EX-3.1 2 ea179979ex3-1_jasper.htm CERTIFICATE OF AMENDMENT TO THE SECOND AMENDED AND RESTATED CERTIFICATE OF INCORPORATION, DATED JUNE 8, 2023

Exhibit 3.1

 

CERTIFICATE OF AMENDMENT
TO THE
SECOND AMENDED AND RESTATED
CERTIFICATE OF INCORPORATION
OF
JASPER THERAPEUTICS, INC.

 

Jasper Therapeutics, Inc., a corporation organized and existing under the laws of the State of Delaware (the “Corporation”), certifies that:

 

A.The name of the Corporation is Jasper Therapeutics, Inc. The Corporation was originally incorporated under the name “Amplitude Healthcare Acquisition Corporation”, and the date of filing of the original Certificate of Incorporation of the Corporation with the Secretary of State of the State of Delaware is August 13, 2019.

 

B.This Certificate of Amendment to the Second Amended and Restated Certificate of Incorporation was adopted in accordance with Section 242 of the General Corporation Law of the State of Delaware, and has been duly approved by the stockholders of the Corporation.

 

C.Article VI of the Second Amended and Restated Certificate of Incorporation of the Corporation is hereby amended and restated in its entirety to read as follows:

 

VI.

 

A.The liability of a director of the Company for monetary damages shall be eliminated to the fullest extent under applicable law.

 

B.To the fullest extent permitted by applicable law, the Company is authorized to provide indemnification of (and advancement of expenses to) directors, officers and agents of the Company (and any other persons to which applicable law permits the Company to provide indemnification) through Bylaw provisions, agreements with such agents or other persons, vote of stockholders or disinterested directors or otherwise in excess of the indemnification and advancement otherwise permitted by such applicable law.
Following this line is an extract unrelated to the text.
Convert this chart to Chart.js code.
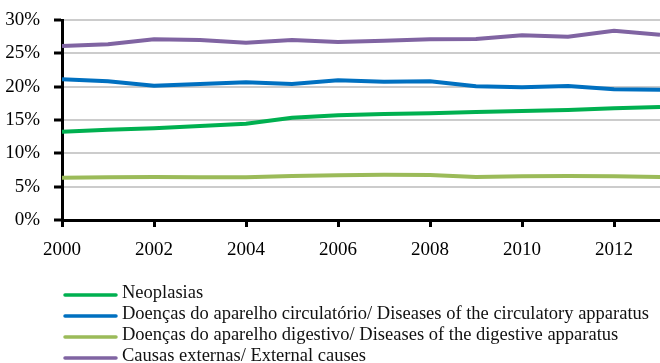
<!DOCTYPE html>
<html>
<head>
<meta charset="utf-8">
<script src="https://cdn.jsdelivr.net/npm/chart.js@4/dist/chart.umd.min.js"></script>
<style>
  html, body { margin: 0; padding: 0; background: #fff; }
  #wrap { width: 660px; height: 363px; position: relative; }
</style>
</head>
<body>
<div id="wrap"><canvas id="c" width="660" height="363"></canvas></div>
<script>
// Share of deaths by cause, 2000-2013 (%)
const years = [2000, 2001, 2002, 2003, 2004, 2005, 2006, 2007, 2008, 2009, 2010, 2011, 2012, 2013];
const neoplasias   = [13.25, 13.55, 13.75, 14.1, 14.45, 15.35, 15.7, 15.9, 16.0, 16.2, 16.35, 16.5, 16.75, 16.95];
const circulatorio = [21.1, 20.8, 20.15, 20.4, 20.65, 20.4, 20.95, 20.75, 20.8, 20.05, 19.9, 20.1, 19.6, 19.55];
const digestivo    = [6.35, 6.4, 6.45, 6.4, 6.4, 6.6, 6.7, 6.8, 6.75, 6.45, 6.55, 6.6, 6.55, 6.45];
const externas     = [26.1, 26.35, 27.1, 27.0, 26.6, 27.0, 26.7, 26.9, 27.1, 27.15, 27.7, 27.5, 28.4, 27.8];

const seriesLabels = [
  'Neoplasias',
  'Doenças do aparelho circulatório/ Diseases of the circulatory apparatus',
  'Doenças do aparelho digestivo/ Diseases of the digestive apparatus',
  'Causas externas/ External causes'
];
const seriesColors = ['#00b050', '#0070c0', '#9bbb59', '#8064a2'];
const seriesValues = [neoplasias, circulatorio, digestivo, externas];

const FONT = '"Liberation Serif", "DejaVu Serif", serif';

// Legend stacked in rows beneath the plot, one series per row
const rowLegend = {
  id: 'rowLegend',
  afterDraw(chart) {
    const ctx = chart.ctx;
    ctx.save();
    ctx.font = '18.5px ' + FONT;
    ctx.textBaseline = 'middle';
    ctx.textAlign = 'left';
    chart.data.datasets.forEach((ds, i) => {
      const y = 293 + i * 21;
      ctx.strokeStyle = ds.borderColor;
      ctx.lineWidth = 3.5;
      ctx.lineCap = 'round';
      ctx.beginPath();
      ctx.moveTo(65, y + 2);
      ctx.lineTo(116, y + 2);
      ctx.stroke();
      ctx.fillStyle = '#111';
      ctx.fillText(ds.label, 122, y);
    });
    ctx.restore();
  }
};

new Chart(document.getElementById('c'), {
  type: 'line',
  data: {
    datasets: seriesLabels.map((label, i) => ({
      label,
      data: years.map((yr, k) => ({ x: yr, y: seriesValues[i][k] })),
      borderColor: seriesColors[i],
      backgroundColor: seriesColors[i],
      borderWidth: 4,
      pointRadius: 0,
      tension: 0,
      fill: false
    }))
  },
  options: {
    responsive: false,
    animation: false,
    devicePixelRatio: 1,
    layout: { padding: { top: 20, right: 0, left: 0, bottom: 98 } },
    plugins: {
      legend: { display: false },
      tooltip: { enabled: false }
    },
    scales: {
      x: {
        type: 'linear',
        min: 2000,
        max: 2013,
        afterBuildTicks(scale) {
          scale.ticks = years.filter(y => y % 2 === 0).map(v => ({ value: v }));
        },
        afterFit(scale) { scale.height = 45; },
        ticks: {
          font: { family: FONT, size: 19 },
          color: '#000',
          padding: 12,
          maxRotation: 0,
          callback: v => String(v)
        },
        grid: {
          drawOnChartArea: false,
          drawTicks: true,
          tickLength: 7,
          tickWidth: 3,
          tickColor: '#000'
        },
        border: { color: '#000', width: 3 }
      },
      y: {
        min: 0,
        max: 30,
        afterFit(scale) {
          scale.width = 62;
          scale.paddingTop = 0;
          scale.paddingBottom = 0;
        },
        ticks: {
          stepSize: 5,
          font: { family: FONT, size: 19 },
          color: '#000',
          padding: 14,
          callback: v => v + '%'
        },
        grid: {
          color: '#cccccc',
          lineWidth: 2,
          tickLength: 8,
          tickWidth: 3,
          tickColor: '#000'
        },
        border: { color: '#000', width: 3 }
      }
    }
  },
  plugins: [rowLegend]
});
</script>
</body>
</html>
If applicable law is amended after approval by the stockholders of this Article VI to authorize corporate action further eliminating or limiting the personal liability of directors, then the liability of a director to the Company shall be eliminated or limited to the fullest extent permitted by applicable law as so amended.

 

C.Any repeal or modification of this Article VI shall only be prospective and shall not affect the rights or protections or increase the liability of any director under this Article VI in effect at the time of the alleged occurrence of any act or omission to act giving rise to liability or indemnification.

 

D.To the fullest extent permitted by applicable law, as it presently exists or as may hereafter be amended from time to time, an officer of the Company shall not be personally liable to the Company or its stockholders for monetary damages for breach of fiduciary duty as an officer. If applicable law is amended after approval by the stockholders of this Article VI to authorize corporate action further eliminating or limiting the personal liability of officers, then the liability of an officer of the Company shall be eliminated or limited to the fullest extent permitted by applicable law as so amended. Any amendment, modification or repeal of the foregoing sentences shall not adversely affect any right or protection of an officer of the Company hereunder in respect of any act or omission occurring prior to the time of such amendment, modification or repeal.”

 

 

 

 

IN WITNESS WHEREOF, the Corporation has caused this Certificate of Amendment to the Second Amended and Restated Certificate of Incorporation to be signed by Jeet Mahal, a duly authorized officer of the Corporation, on June 8, 2023.